The Hidden Cameras started out as a quasi-novelty act, known mainly for wildly theatrical concerts, featuring dozens of musicians and dancers acting out bandleader Joel Gibb's hardcore gay fantasies. With 2004's Mississauga Goddam, the Canadian queer-pop collective learned the virtue of modulation, tempering the words a little and even reining in the room-filling sound for something more like the chiming chamber-pop of Belle And Sebastian and The Magnetic Fields. The band's fourth album Awoo keeps the lyrical restraint, but restores some of the energy of The Hidden Cameras' early work, in more of a rock 'n' roll vein.
Awoo comes out of the gate at full gallop, with "Death Of A Tune," a zippy song about how a lover's silence sucks the music out of the room. It's one of the few tracks on the record where drums and guitar get more play than strings. More common are songs like the swaying, R.E.M.-ish title track and "Fee Fie," where the twee orchestration gilds Gibb's lightly folky melodies, connecting them to a tradition that dates at least as far back as the birth of indie-rock, if not symphonic music itself.
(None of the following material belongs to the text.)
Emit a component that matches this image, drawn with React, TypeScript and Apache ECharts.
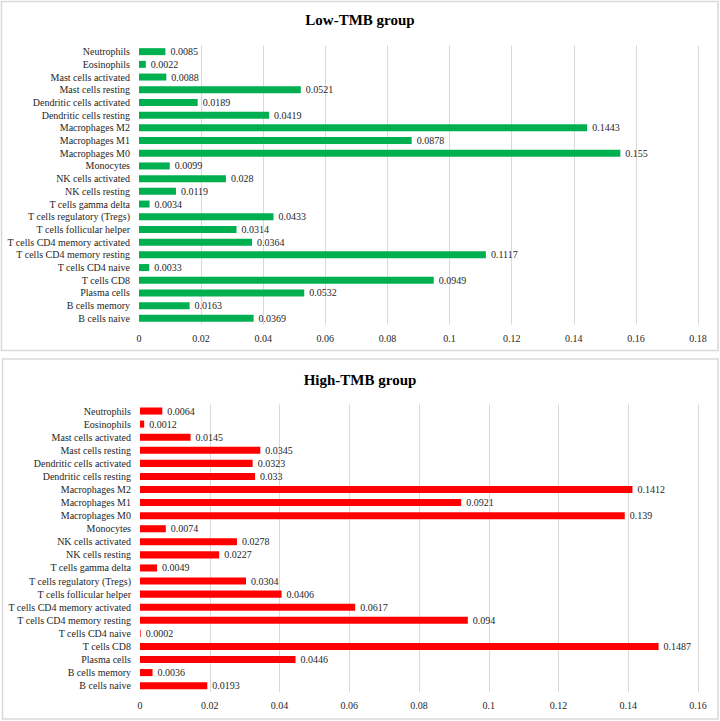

Gibb holds the center of these songs, repeating phrases in an affected nasal voice, like he was in the middle of a poetry recital and suddenly decided to break into song. His loose style keeps the pretty music from being merely precious; and when delivered with the infectious energy that Awoo has in abundance, the songs blooms like roses. On the album's best, "She's Gone," the mix of skipping guitars, swirling strings, bongos, Jew's harp, and Gibb's dreamy, distracted vocals sounds classic, yet so distinctive that it's hard to imagine any band but The Hidden Cameras doing it justice.